Heat is the transfer of energy from one thing to another.  When we say that an object is getting hotter, we mean that energy is being transferred to it.  If an object is getting colder, that means that energy is being transferred from it.

As an object gains heat, its thermal energy – its total kinetic and potential energy – increases.  Temperature is a measure of the average thermal energy of all the particles in a substance. People often use the terms “heat” and “thermal energy” are interchangeably.

Heat naturally flows from hotter to colder substances, unless energy is used to prevent this transfer, for example, when you use an air conditioner to prevent hot summer air from heating up the air in your home.

Convection is the transfer of thermal energy in liquids and gases is known.  When thermal energy is transferred in solids, we call this process heat conduction.

Weather and climate depend on convection in our air and oceans

Heat conduction within the Earth plays an important role in the dynamics of our planet.

Here are some experiments that will teach you more about heat.

Simple Thermometer

Liquids expand when they are heated and contract when they are cooled.  This is because an increase in kinetic energy when a liquid is heated causes its particles to move further apart from each other. The opposite happens when the liquid is cooled.

Old-fashioned liquid thermometers, such as those made with mercury or ethanol, depend on this principle.

Equipment Needed

1 glass tube
1 cork
1 bottle
1 bowl

The Experiment

Pour a cupful of water in the bottle. Stand the bottle upright in the bowl.

Insert the glass tube through the cork.

Place the cork in the bottle, making sure that it fits tightly and that the end of the tube reaches well below the surface of the water in the bottle.

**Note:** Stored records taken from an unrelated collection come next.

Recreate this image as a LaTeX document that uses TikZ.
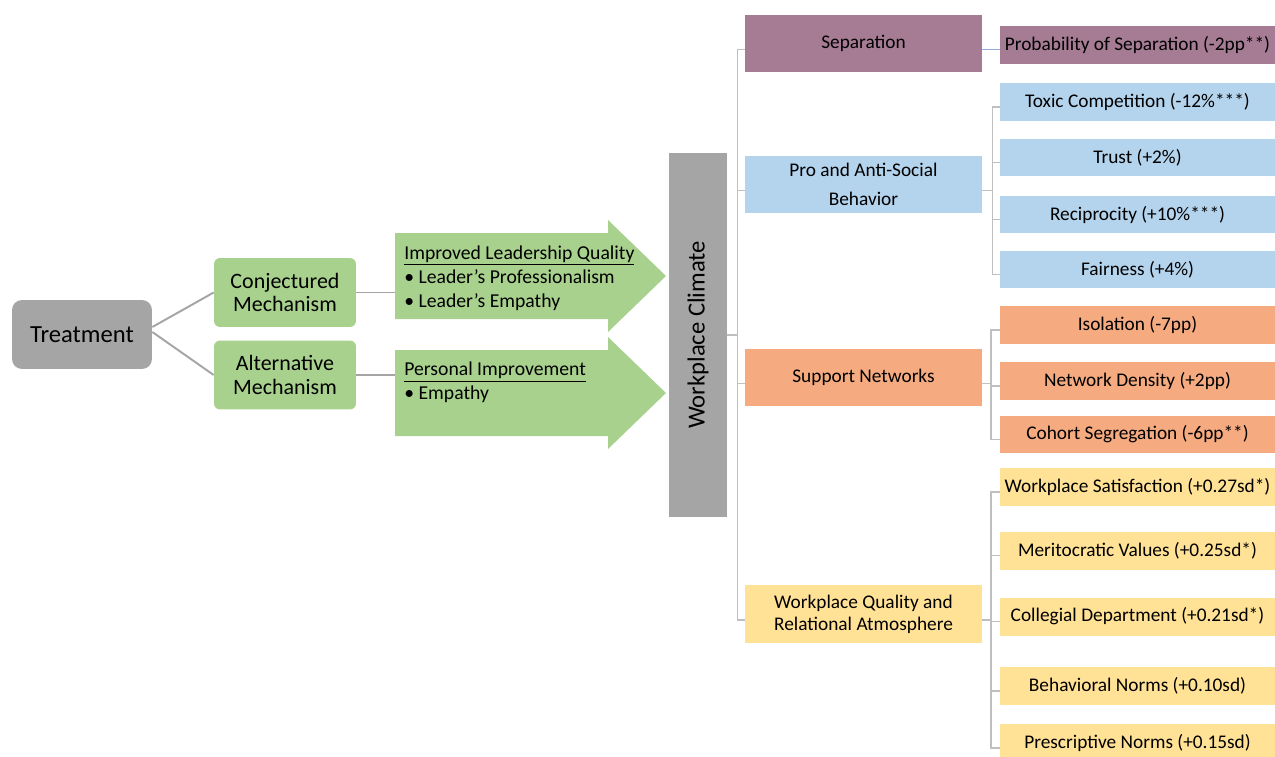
\documentclass[tikz,border=0pt]{standalone}
\usepackage{fontspec}
\setmainfont{Carlito}
\definecolor{treatgray}{HTML}{A5A5A5}
\definecolor{mechgreen}{HTML}{A9D18E}
\definecolor{sepmauve}{HTML}{A67C94}
\definecolor{socblue}{HTML}{B4D3EC}
\definecolor{netorange}{HTML}{F5AA80}
\definecolor{atmyellow}{HTML}{FFE296}
\definecolor{brkgray}{HTML}{BFBFBF}
\definecolor{sepline}{HTML}{8FAADC}
\begin{document}
\begin{tikzpicture}[x=0.02cm,y=-0.02cm,
  mech/.style={fill=mechgreen, rounded corners=0.12cm, minimum width=2.84cm, minimum height=1.38cm, align=center, font=\fontsize{12.5}{13.2}\selectfont},
  lvlone/.style={minimum width=4.74cm, minimum height=1.16cm, align=center, font=\fontsize{11}{12.5}\selectfont},
  lvltwo/.style={minimum width=5.5cm, minimum height=0.76cm, inner sep=1pt, font=\fontsize{11}{12.5}\selectfont},
  brk/.style={draw=brkgray, line width=0.8pt},
  link/.style={draw=treatgray, line width=1.1pt}]
\useasboundingbox (0,0) rectangle (1275,757);
\node[fill=treatgray, rounded corners=0.2cm, minimum width=2.8cm, minimum height=1.38cm, font=\fontsize{14}{16}\selectfont] (treat) at (82,334.5) {Treatment};
\node[mech] (conj) at (285,292.5) {Conjectured\\Mechanism};
\node[mech] (alt) at (285,375) {Alternative\\Mechanism};
\fill[mechgreen] (395,233) -- (608,233) -- (608,220) -- (666,276) -- (608,332) -- (608,319) -- (395,319) -- cycle;
\fill[mechgreen] (395,350) -- (608,350) -- (608,337) -- (666,393) -- (608,449) -- (608,436) -- (395,436) -- cycle;
\node[anchor=west, align=left, inner sep=0pt, font=\fontsize{11.2}{13.7}\selectfont] (lead) at (404,278) {\underline{Improved Leadership Quality}\\\textbullet{} Leader’s Professionalism\\\textbullet{} Leader’s Empathy};
\node[anchor=west, align=left, inner sep=0pt, font=\fontsize{11.2}{13.7}\selectfont] (pers) at (404,382.5) {\underline{Personal Improvement}\\\textbullet{} Empathy};
\coordinate (leadin) at (395,292.5);
\coordinate (persin) at (395,375);
\draw[link] ([yshift=1.5mm]treat.east) -- (conj.west);
\draw[link] ([yshift=0.5mm]treat.east) -- (alt.west);
\draw[link] (conj.east) -- (leadin);
\draw[link] (alt.east) -- (persin);
\node[fill=treatgray, rotate=90, minimum width=7.28cm, minimum height=1.16cm, font=\fontsize{14}{16}\selectfont] (clim) at (698,335) {Workplace Climate};
\node[lvlone, fill=sepmauve] (sep) at (863.5,43.5) {Separation};
\node[lvlone, fill=socblue] (pro) at (863.5,184.5) {Pro and Anti-Social\\[4pt]Behavior};
\node[lvlone, fill=netorange] (sup) at (863.5,377.5) {Support Networks};
\node[lvlone, fill=atmyellow] (wq) at (863.5,614) {Workplace Quality and\\Relational Atmosphere};
\node[lvltwo, fill=sepmauve] (prob) at (1137.5,45) {Probability of Separation (-2pp**)};
\foreach \name/\yy/\txt in {toxic/102/Toxic Competition (-12\%***), trust/157.5/Trust (+2\%), recip/214.5/Reciprocity (+10\%***), fair/269.5/Fairness (+4\%)}
  \node[lvltwo, fill=socblue] (\name) at (1137.5,\yy) {\txt};
\foreach \name/\yy/\txt in {iso/325/Isolation (-7pp), dens/381/Network Density (+2pp), coh/434.5/Cohort Segregation (-6pp**)}
  \node[lvltwo, fill=netorange] (\name) at (1137.5,\yy) {\txt};
\foreach \name/\yy/\txt in {wsat/487/Workplace Satisfaction (+0.27sd*), merit/550.5/Meritocratic Values (+0.25sd*), coll/616.5/Collegial Department (+0.21sd*), behav/686/Behavioral Norms (+0.10sd), presc/743/Prescriptive Norms (+0.15sd)}
  \node[lvltwo, fill=atmyellow] (\name) at (1137.5,\yy) {\txt};
\foreach \kid in {sep,pro,sup,wq}
  \draw[brk] (clim.south) -- ++(0.2cm,0) |- ([yshift=-1.2mm]\kid.west);
\draw[sepline, line width=1pt] ([yshift=-1.2mm]sep.east) -- ([yshift=-1.2mm]sep.east -| prob.west);
\foreach \kid in {toxic,trust,recip,fair}
  \draw[brk] ([yshift=-1.2mm]pro.east) -- ++(0.2cm,0) |- ([yshift=-1mm]\kid.west);
\foreach \kid in {iso,dens,coh}
  \draw[brk] ([yshift=-1.2mm]sup.east) -- ++(0.17cm,0) |- ([yshift=-1mm]\kid.west);
\foreach \kid in {wsat,merit,coll,behav,presc}
  \draw[brk] ([yshift=-1.2mm]wq.east) -- ++(0.17cm,0) |- ([yshift=-1mm]\kid.west);
\end{tikzpicture}
\end{document}
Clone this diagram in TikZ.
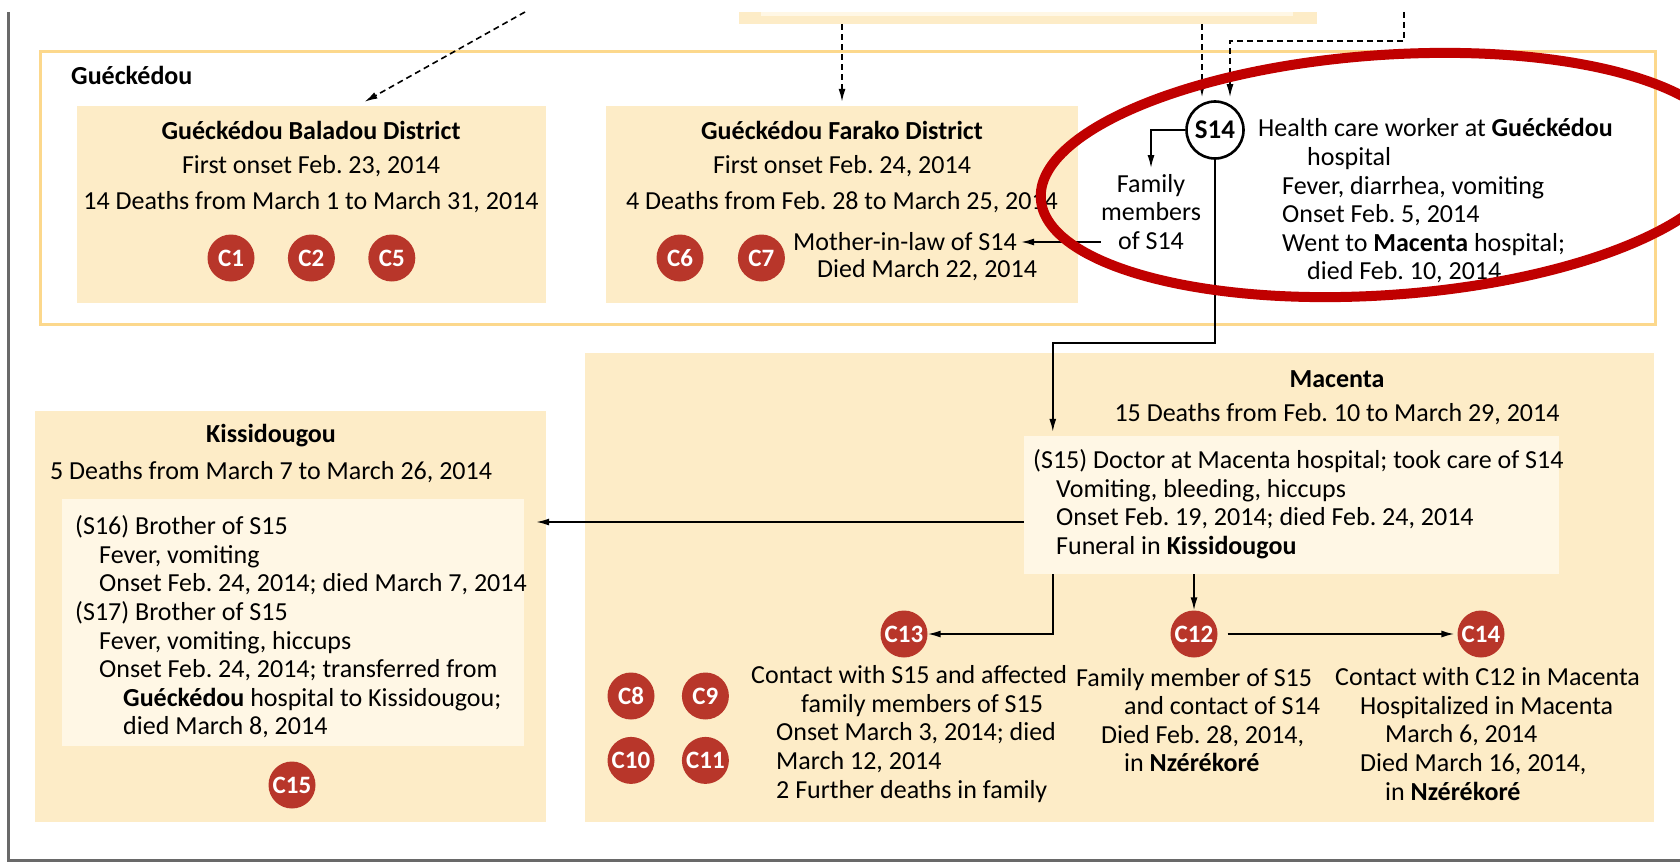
\documentclass[tikz,border=0pt]{standalone}
\usepackage{fontspec}
\setmainfont{Carlito}
\usetikzlibrary{positioning,fit,arrows.meta,shapes.geometric}

\definecolor{boxfill}{RGB}{253,236,199}
\definecolor{innerfill}{RGB}{255,247,229}
\definecolor{frameorange}{RGB}{252,216,140}
\definecolor{casered}{RGB}{184,54,42}
\definecolor{markred}{RGB}{192,0,0}
\definecolor{framegray}{RGB}{105,105,105}

\begin{document}
\frenchspacing
\begin{tikzpicture}[
    x=1pt, y=-1pt,
    every node/.style={font=\fontsize{26}{28.6}\selectfont, inner sep=0pt},
    >={Latex[length=13pt,width=7pt]},
    region/.style={draw=frameorange, line width=3pt, fill=white, inner sep=0pt},
    district/.style={fill=boxfill, inner sep=0pt},
    detail/.style={fill=innerfill, inner sep=0pt},
    heading/.style={font=\fontsize{26}{28.6}\selectfont\bfseries},
    case/.style={circle, fill=casered, text=white, minimum size=47pt, inner sep=0pt, font=\fontsize{25}{25}\selectfont\bfseries},
    note/.style={align=left, anchor=west},
    link/.style={->, line width=1.6pt},
    source/.style={->, line width=1.6pt, dash pattern=on 6pt off 4pt}
    ]

   \useasboundingbox (0,0) rectangle (1680,864);
   \draw[framegray, line width=3pt] (8,12) -- (8,860) -- (1700,860);

   % box above, cut by the frame
   \node(topbox) [district, fit={(739,12) (1317,24)}] {};
   \node(topinner) [detail, fit={(761,12) (1293,16)}] {};

   % Gueckedou
   \node(gueck) [region, fit={(40,52) (1655,324)}] {};
   \node(gueckLabel) [heading, anchor=west] at (71,75) {Guéckédou};

   \node(balbox) [district, fit={(77,106) (546,303)}] {};
   \node(balTitle) [heading] at (311,130) {Guéckédou Baladou District};
   \node(balOnset) at (311,166) {First onset Feb. 23, 2014};
   \node(balDeaths) at (311,202) {14 Deaths from March 1 to March 31, 2014};
   \node(c1) [case] at (231,258) {C1};
   \node(c2) [case, right=33pt of c1] {C2};
   \node(c5) [case, right=33pt of c2] {C5};

   \node(farbox) [district, fit={(606,106) (1078,303)}] {};
   \node(farTitle) [heading] at (842,130) {Guéckédou Farako District};
   \node(farOnset) at (842,166) {First onset Feb. 24, 2014};
   \node(farDeaths) at (842,202) {4 Deaths from Feb. 28 to March 25, 2014};
   \node(c6) [case] at (680,258) {C6};
   \node(c7) [case, right=34pt of c6] {C7};
   \node(mil) [note] at (793,242) {Mother-in-law of S14};
   \node(milDied) [note] at (817,270) {Died March 22, 2014};

   \node(s14) [circle, draw, line width=2.6pt, fill=white, minimum size=57pt, font=\fontsize{27}{27}\selectfont\bfseries] at (1215,130) {S14};
   \node(famS14) [align=center] at (1151,212) {Family\\members\\of S14};
   \node(s14text) [note] at (1258,201) {Health care worker at \textbf{Guéckédou}\\
      \hspace*{49pt}hospital\\
      \hspace*{24pt}Fever, diarrhea, vomiting\\
      \hspace*{24pt}Onset Feb. 5, 2014\\
      \hspace*{24pt}Went to \textbf{Macenta} hospital;\\
      \hspace*{49pt}died Feb. 10, 2014};

   % Kissidougou
   \node(kisbox) [district, fit={(35,411) (546,822)}] {};
   \node(kisTitle) [heading] at (271,436) {Kissidougou};
   \node(kisDeaths) at (271,472) {5 Deaths from March 7 to March 26, 2014};
   \node(kisinner) [detail, fit={(62,499) (524,746)}] {};
   \node(kistext) [note] at (75,627) {(S16) Brother of S15\\
      \hspace*{24pt}Fever, vomiting\\
      \hspace*{24pt}Onset Feb. 24, 2014; died March 7, 2014\\
      (S17) Brother of S15\\
      \hspace*{24pt}Fever, vomiting, hiccups\\
      \hspace*{24pt}Onset Feb. 24, 2014; transferred from\\
      \hspace*{48pt}\textbf{Guéckédou} hospital to Kissidougou;\\
      \hspace*{48pt}died March 8, 2014};
   \node(c15) [case] at (292,785) {C15};

   % Macenta
   \node(macbox) [district, fit={(585,353) (1654,822)}] {};
   \node(macTitle) [heading] at (1337,379) {Macenta};
   \node(macDeaths) at (1337,414) {15 Deaths from Feb. 10 to March 29, 2014};
   \node(s15box) [detail, fit={(1024,436) (1559,574)}] {};
   \node(s15text) [note] at (1033,504) {(S15) Doctor at Macenta hospital; took care of S14\\
      \hspace*{23pt}Vomiting, bleeding, hiccups\\
      \hspace*{23pt}Onset Feb. 19, 2014; died Feb. 24, 2014\\
      \hspace*{23pt}Funeral in \textbf{Kissidougou}};

   \node(c13) [case] at (904,634) {C13};
   \node(c12) [case] at (1194,634) {C12};
   \node(c14) [case] at (1481,634) {C14};
   \node(c8) [case] at (631,696) {C8};
   \node(c9) [case, right=27pt of c8] {C9};
   \node(c10) [case, below=17pt of c8] {C10};
   \node(c11) [case, below=17pt of c9] {C11};

   \node(c13text) [note] at (751,734) {Contact with S15 and affected\\
      \hspace*{50pt}family members of S15\\
      \hspace*{25pt}Onset March 3, 2014; died\\
      \hspace*{25pt}March 12, 2014\\
      \hspace*{25pt}2 Further deaths in family};
   \node(c12text) [note] at (1076,720) {Family member of S15\\
      \hspace*{48pt}and contact of S14\\
      \hspace*{25pt}Died Feb. 28, 2014,\\
      \hspace*{48pt}in \textbf{Nzérékoré}};
   \node(c14text) [note] at (1335,734) {Contact with C12 in Macenta\\
      \hspace*{25pt}Hospitalized in Macenta\\
      \hspace*{50pt}March 6, 2014\\
      \hspace*{25pt}Died March 16, 2014,\\
      \hspace*{50pt}in \textbf{Nzérékoré}};

   % sources from above
   \coordinate(fromA) at (525,12);
   \coordinate(fromC) at (1404,12);
   \coordinate(balIn) at ([xshift=53pt,yshift=4pt]balbox.north);
   \coordinate(s14inA) at ([xshift=-13pt,yshift=3pt]s14.north);
   \coordinate(s14inB) at ([xshift=15pt,yshift=3pt]s14.north);
   \draw[source] (fromA) -- (balIn);
   \draw[source] (topbox.south -| farbox.north) -- ([yshift=4pt]farbox.north);
   \draw[source] (topbox.south -| s14inA) -- (s14inA);
   \draw[source] (fromC) -- ++(0,29) -| (s14inB);

   % spread
   \coordinate(s15top) at ([xshift=29pt]s15box.north west);
   \draw[link] (s14.west) -| ([yshift=6pt]famS14.north);
   \draw[link] (mil.east -| famS14.west) -- ([xshift=4pt]mil.east);
   \draw[link] (s14.south) -- ++(0,183) -| ([yshift=4pt]s15top);
   \draw[link] ([yshift=-17pt]s15box.west) -- ([xshift=12pt,yshift=-17pt]s15box.west -| kisinner.east);
   \draw[link] (s15box.south -| s15top) |- (c13);
   \draw[link] (s15box.south -| c12) -- (c12);
   \draw[link, shorten <=10pt, shorten >=3pt] (c12) -- (c14);

   \node(focus) [ellipse, draw=markred, line width=10pt, minimum width=690pt, minimum height=240pt, rotate=4] at (1385,175) {};

\end{tikzpicture}
\end{document}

Heat some water in the kettle and pour it in the bowl, so that it heats up the water inside the bottle, causing it to expand.

Place a mark on the side of the bottle to show the water level.

As the water in the bottle expands, it will rise up the glass tube.

Using Convection to Move Water

Like all gases, warm air takes up more space than cool air because the molecules in warm air have more kinetic energy. This means that warm air is less dense than cool air and warm air will rise above hot air.  You may notice that the air in a room is warmer near the ceiling than near the floor.  The movement of warm air above cold air has an important effect on climate and weather.

Equipment needed

1 candle stub
1 bottle with no lid
1 flat soup bowl - flat enough for the bottle to remain upside down in it without falling over

The Experiment

Fill the dish with water.

Light the candle stub and carefully float it in the dish.

Once the flame is burning steadily, turn the bottle upside down and use it to cover the candle.

Eventually the flame will go out.

As the air inside the bottle becomes warmer and expands, the air pressure in the bottle will decrease.

To equalize the pressure, the air outside of the bottle will press down upon the surface of the water of the dish, attempting to enter the bottle. This will force more water to enter the bottle, so the water level in the bottle will rise.